INSTRUCTIONS TO FOLLOW: Without the pictures, set down every line of the data exactly.

DATASET CONTENT:
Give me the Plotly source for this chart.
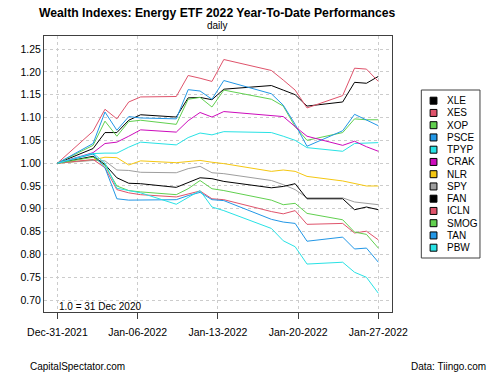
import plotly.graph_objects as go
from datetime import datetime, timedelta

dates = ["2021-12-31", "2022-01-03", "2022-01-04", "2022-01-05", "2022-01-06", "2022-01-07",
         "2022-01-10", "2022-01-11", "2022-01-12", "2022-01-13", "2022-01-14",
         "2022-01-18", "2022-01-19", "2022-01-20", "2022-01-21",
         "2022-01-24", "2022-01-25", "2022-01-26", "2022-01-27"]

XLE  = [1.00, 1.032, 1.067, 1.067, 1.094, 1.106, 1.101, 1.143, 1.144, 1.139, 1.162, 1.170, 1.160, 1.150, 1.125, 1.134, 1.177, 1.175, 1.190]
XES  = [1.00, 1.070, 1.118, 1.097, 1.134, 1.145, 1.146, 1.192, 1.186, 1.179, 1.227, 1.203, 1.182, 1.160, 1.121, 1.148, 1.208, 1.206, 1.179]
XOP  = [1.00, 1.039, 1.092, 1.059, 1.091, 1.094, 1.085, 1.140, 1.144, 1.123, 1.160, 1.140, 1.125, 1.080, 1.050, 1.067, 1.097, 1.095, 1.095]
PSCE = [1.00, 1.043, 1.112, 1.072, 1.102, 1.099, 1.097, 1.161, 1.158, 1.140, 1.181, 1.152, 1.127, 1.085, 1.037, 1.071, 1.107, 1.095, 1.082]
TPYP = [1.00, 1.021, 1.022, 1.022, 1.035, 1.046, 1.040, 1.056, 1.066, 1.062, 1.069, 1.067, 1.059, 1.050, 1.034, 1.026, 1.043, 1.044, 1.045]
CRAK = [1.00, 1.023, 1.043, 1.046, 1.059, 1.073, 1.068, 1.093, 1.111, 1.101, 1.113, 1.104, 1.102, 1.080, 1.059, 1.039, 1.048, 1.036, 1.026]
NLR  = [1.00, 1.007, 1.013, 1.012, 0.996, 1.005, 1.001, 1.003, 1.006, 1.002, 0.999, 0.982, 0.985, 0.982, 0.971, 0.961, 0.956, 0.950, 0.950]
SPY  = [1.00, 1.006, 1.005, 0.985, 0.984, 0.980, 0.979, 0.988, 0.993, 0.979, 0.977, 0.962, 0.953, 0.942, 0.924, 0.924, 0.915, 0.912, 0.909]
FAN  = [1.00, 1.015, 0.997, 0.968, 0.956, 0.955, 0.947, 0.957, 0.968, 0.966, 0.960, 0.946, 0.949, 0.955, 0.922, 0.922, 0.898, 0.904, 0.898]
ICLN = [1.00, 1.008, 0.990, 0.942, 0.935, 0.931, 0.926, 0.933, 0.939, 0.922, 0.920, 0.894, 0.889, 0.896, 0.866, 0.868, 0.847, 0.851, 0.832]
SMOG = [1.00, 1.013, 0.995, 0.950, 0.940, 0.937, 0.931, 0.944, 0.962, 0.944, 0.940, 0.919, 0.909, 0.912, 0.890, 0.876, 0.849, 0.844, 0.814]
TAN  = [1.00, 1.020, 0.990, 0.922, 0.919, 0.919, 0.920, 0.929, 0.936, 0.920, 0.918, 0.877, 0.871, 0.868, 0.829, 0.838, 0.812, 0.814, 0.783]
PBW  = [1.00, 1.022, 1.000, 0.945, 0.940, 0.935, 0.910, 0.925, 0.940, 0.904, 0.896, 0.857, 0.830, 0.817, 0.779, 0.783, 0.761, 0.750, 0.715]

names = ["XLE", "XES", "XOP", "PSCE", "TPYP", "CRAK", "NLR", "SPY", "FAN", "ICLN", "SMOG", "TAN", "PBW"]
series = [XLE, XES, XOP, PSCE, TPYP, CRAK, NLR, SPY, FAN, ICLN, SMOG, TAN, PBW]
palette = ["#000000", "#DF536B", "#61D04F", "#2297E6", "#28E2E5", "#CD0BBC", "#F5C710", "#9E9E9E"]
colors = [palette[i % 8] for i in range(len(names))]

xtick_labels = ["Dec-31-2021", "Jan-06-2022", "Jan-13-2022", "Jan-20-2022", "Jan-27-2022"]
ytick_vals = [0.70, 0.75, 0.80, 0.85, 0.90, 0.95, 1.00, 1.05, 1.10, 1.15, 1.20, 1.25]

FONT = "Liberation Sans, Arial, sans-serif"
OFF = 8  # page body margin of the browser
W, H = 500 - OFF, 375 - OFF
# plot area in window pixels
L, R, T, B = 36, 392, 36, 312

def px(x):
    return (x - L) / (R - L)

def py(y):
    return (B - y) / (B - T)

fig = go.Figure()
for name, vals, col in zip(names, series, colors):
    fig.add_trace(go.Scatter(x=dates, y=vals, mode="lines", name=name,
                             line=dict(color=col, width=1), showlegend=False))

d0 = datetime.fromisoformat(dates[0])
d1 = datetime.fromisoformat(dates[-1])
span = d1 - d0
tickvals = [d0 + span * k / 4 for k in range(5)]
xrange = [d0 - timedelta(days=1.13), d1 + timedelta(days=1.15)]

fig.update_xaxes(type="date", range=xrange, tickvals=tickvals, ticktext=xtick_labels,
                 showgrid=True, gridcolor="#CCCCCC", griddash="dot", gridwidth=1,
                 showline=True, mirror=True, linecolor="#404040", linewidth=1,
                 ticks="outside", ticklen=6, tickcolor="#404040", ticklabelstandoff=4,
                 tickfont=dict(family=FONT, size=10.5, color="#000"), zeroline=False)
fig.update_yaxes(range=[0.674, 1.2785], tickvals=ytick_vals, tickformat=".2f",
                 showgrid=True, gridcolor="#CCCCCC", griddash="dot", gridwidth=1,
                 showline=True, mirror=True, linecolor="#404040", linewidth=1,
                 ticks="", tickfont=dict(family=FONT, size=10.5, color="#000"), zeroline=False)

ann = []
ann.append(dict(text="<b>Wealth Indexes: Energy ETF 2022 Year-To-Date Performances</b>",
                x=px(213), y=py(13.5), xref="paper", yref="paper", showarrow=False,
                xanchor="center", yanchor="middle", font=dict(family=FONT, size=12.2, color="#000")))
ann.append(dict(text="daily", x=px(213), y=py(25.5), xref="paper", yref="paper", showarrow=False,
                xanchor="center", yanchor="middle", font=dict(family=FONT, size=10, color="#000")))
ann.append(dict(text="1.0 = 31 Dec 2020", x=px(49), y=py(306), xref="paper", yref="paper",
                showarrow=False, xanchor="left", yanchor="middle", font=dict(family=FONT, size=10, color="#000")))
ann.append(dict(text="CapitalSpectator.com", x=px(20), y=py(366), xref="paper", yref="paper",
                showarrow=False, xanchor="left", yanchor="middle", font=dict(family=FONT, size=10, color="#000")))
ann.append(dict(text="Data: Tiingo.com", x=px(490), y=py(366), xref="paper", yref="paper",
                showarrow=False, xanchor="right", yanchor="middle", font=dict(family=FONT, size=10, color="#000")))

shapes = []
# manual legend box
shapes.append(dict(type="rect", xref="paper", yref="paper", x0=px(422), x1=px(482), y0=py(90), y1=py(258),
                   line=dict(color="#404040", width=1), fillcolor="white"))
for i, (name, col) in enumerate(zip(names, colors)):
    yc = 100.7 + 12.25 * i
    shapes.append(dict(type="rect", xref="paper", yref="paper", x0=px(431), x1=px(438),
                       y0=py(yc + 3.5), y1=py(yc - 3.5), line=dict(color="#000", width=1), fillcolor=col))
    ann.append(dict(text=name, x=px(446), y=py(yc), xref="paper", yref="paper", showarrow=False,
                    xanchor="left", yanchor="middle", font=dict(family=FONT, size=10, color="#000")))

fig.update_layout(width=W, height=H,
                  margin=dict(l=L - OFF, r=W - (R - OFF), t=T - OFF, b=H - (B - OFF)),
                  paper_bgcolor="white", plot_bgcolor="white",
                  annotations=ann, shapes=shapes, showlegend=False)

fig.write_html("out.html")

WRITTEN SOLUTION:
Give me the Plotly source for this chart.
import plotly.graph_objects as go
from datetime import datetime, timedelta

dates = ["2021-12-31", "2022-01-03", "2022-01-04", "2022-01-05", "2022-01-06", "2022-01-07",
         "2022-01-10", "2022-01-11", "2022-01-12", "2022-01-13", "2022-01-14",
         "2022-01-18", "2022-01-19", "2022-01-20", "2022-01-21",
         "2022-01-24", "2022-01-25", "2022-01-26", "2022-01-27"]

XLE  = [1.00, 1.032, 1.067, 1.067, 1.094, 1.106, 1.101, 1.143, 1.144, 1.139, 1.162, 1.170, 1.160, 1.150, 1.125, 1.134, 1.177, 1.175, 1.190]
XES  = [1.00, 1.070, 1.118, 1.097, 1.134, 1.145, 1.146, 1.192, 1.186, 1.179, 1.227, 1.203, 1.182, 1.160, 1.121, 1.148, 1.208, 1.206, 1.179]
XOP  = [1.00, 1.039, 1.092, 1.059, 1.091, 1.094, 1.085, 1.140, 1.144, 1.123, 1.160, 1.140, 1.125, 1.080, 1.050, 1.067, 1.097, 1.095, 1.095]
PSCE = [1.00, 1.043, 1.112, 1.072, 1.102, 1.099, 1.097, 1.161, 1.158, 1.140, 1.181, 1.152, 1.127, 1.085, 1.037, 1.071, 1.107, 1.095, 1.082]
TPYP = [1.00, 1.021, 1.022, 1.022, 1.035, 1.046, 1.040, 1.056, 1.066, 1.062, 1.069, 1.067, 1.059, 1.050, 1.034, 1.026, 1.043, 1.044, 1.045]
CRAK = [1.00, 1.023, 1.043, 1.046, 1.059, 1.073, 1.068, 1.093, 1.111, 1.101, 1.113, 1.104, 1.102, 1.080, 1.059, 1.039, 1.048, 1.036, 1.026]
NLR  = [1.00, 1.007, 1.013, 1.012, 0.996, 1.005, 1.001, 1.003, 1.006, 1.002, 0.999, 0.982, 0.985, 0.982, 0.971, 0.961, 0.956, 0.950, 0.950]
SPY  = [1.00, 1.006, 1.005, 0.985, 0.984, 0.980, 0.979, 0.988, 0.993, 0.979, 0.977, 0.962, 0.953, 0.942, 0.924, 0.924, 0.915, 0.912, 0.909]
FAN  = [1.00, 1.015, 0.997, 0.968, 0.956, 0.955, 0.947, 0.957, 0.968, 0.966, 0.960, 0.946, 0.949, 0.955, 0.922, 0.922, 0.898, 0.904, 0.898]
ICLN = [1.00, 1.008, 0.990, 0.942, 0.935, 0.931, 0.926, 0.933, 0.939, 0.922, 0.920, 0.894, 0.889, 0.896, 0.866, 0.868, 0.847, 0.851, 0.832]
SMOG = [1.00, 1.013, 0.995, 0.950, 0.940, 0.937, 0.931, 0.944, 0.962, 0.944, 0.940, 0.919, 0.909, 0.912, 0.890, 0.876, 0.849, 0.844, 0.814]
TAN  = [1.00, 1.020, 0.990, 0.922, 0.919, 0.919, 0.920, 0.929, 0.936, 0.920, 0.918, 0.877, 0.871, 0.868, 0.829, 0.838, 0.812, 0.814, 0.783]
PBW  = [1.00, 1.022, 1.000, 0.945, 0.940, 0.935, 0.910, 0.925, 0.940, 0.904, 0.896, 0.857, 0.830, 0.817, 0.779, 0.783, 0.761, 0.750, 0.715]

names = ["XLE", "XES", "XOP", "PSCE", "TPYP", "CRAK", "NLR", "SPY", "FAN", "ICLN", "SMOG", "TAN", "PBW"]
series = [XLE, XES, XOP, PSCE, TPYP, CRAK, NLR, SPY, FAN, ICLN, SMOG, TAN, PBW]
palette = ["#000000", "#DF536B", "#61D04F", "#2297E6", "#28E2E5", "#CD0BBC", "#F5C710", "#9E9E9E"]
colors = [palette[i % 8] for i in range(len(names))]

xtick_labels = ["Dec-31-2021", "Jan-06-2022", "Jan-13-2022", "Jan-20-2022", "Jan-27-2022"]
ytick_vals = [0.70, 0.75, 0.80, 0.85, 0.90, 0.95, 1.00, 1.05, 1.10, 1.15, 1.20, 1.25]

FONT = "Liberation Sans, Arial, sans-serif"
OFF = 8  # page body margin of the browser
W, H = 500 - OFF, 375 - OFF
# plot area in window pixels
L, R, T, B = 36, 392, 36, 312

def px(x):
    return (x - L) / (R - L)

def py(y):
    return (B - y) / (B - T)

fig = go.Figure()
for name, vals, col in zip(names, series, colors):
    fig.add_trace(go.Scatter(x=dates, y=vals, mode="lines", name=name,
                             line=dict(color=col, width=1), showlegend=False))

d0 = datetime.fromisoformat(dates[0])
d1 = datetime.fromisoformat(dates[-1])
span = d1 - d0
tickvals = [d0 + span * k / 4 for k in range(5)]
xrange = [d0 - timedelta(days=1.13), d1 + timedelta(days=1.15)]

fig.update_xaxes(type="date", range=xrange, tickvals=tickvals, ticktext=xtick_labels,
                 showgrid=True, gridcolor="#CCCCCC", griddash="dot", gridwidth=1,
                 showline=True, mirror=True, linecolor="#404040", linewidth=1,
                 ticks="outside", ticklen=6, tickcolor="#404040", ticklabelstandoff=4,
                 tickfont=dict(family=FONT, size=10.5, color="#000"), zeroline=False)
fig.update_yaxes(range=[0.674, 1.2785], tickvals=ytick_vals, tickformat=".2f",
                 showgrid=True, gridcolor="#CCCCCC", griddash="dot", gridwidth=1,
                 showline=True, mirror=True, linecolor="#404040", linewidth=1,
                 ticks="", tickfont=dict(family=FONT, size=10.5, color="#000"), zeroline=False)

ann = []
ann.append(dict(text="<b>Wealth Indexes: Energy ETF 2022 Year-To-Date Performances</b>",
                x=px(213), y=py(13.5), xref="paper", yref="paper", showarrow=False,
                xanchor="center", yanchor="middle", font=dict(family=FONT, size=12.2, color="#000")))
ann.append(dict(text="daily", x=px(213), y=py(25.5), xref="paper", yref="paper", showarrow=False,
                xanchor="center", yanchor="middle", font=dict(family=FONT, size=10, color="#000")))
ann.append(dict(text="1.0 = 31 Dec 2020", x=px(49), y=py(306), xref="paper", yref="paper",
                showarrow=False, xanchor="left", yanchor="middle", font=dict(family=FONT, size=10, color="#000")))
ann.append(dict(text="CapitalSpectator.com", x=px(20), y=py(366), xref="paper", yref="paper",
                showarrow=False, xanchor="left", yanchor="middle", font=dict(family=FONT, size=10, color="#000")))
ann.append(dict(text="Data: Tiingo.com", x=px(490), y=py(366), xref="paper", yref="paper",
                showarrow=False, xanchor="right", yanchor="middle", font=dict(family=FONT, size=10, color="#000")))

shapes = []
# manual legend box
shapes.append(dict(type="rect", xref="paper", yref="paper", x0=px(422), x1=px(482), y0=py(90), y1=py(258),
                   line=dict(color="#404040", width=1), fillcolor="white"))
for i, (name, col) in enumerate(zip(names, colors)):
    yc = 100.7 + 12.25 * i
    shapes.append(dict(type="rect", xref="paper", yref="paper", x0=px(431), x1=px(438),
                       y0=py(yc + 3.5), y1=py(yc - 3.5), line=dict(color="#000", width=1), fillcolor=col))
    ann.append(dict(text=name, x=px(446), y=py(yc), xref="paper", yref="paper", showarrow=False,
                    xanchor="left", yanchor="middle", font=dict(family=FONT, size=10, color="#000")))

fig.update_layout(width=W, height=H,
                  margin=dict(l=L - OFF, r=W - (R - OFF), t=T - OFF, b=H - (B - OFF)),
                  paper_bgcolor="white", plot_bgcolor="white",
                  annotations=ann, shapes=shapes, showlegend=False)

fig.write_html("out.html")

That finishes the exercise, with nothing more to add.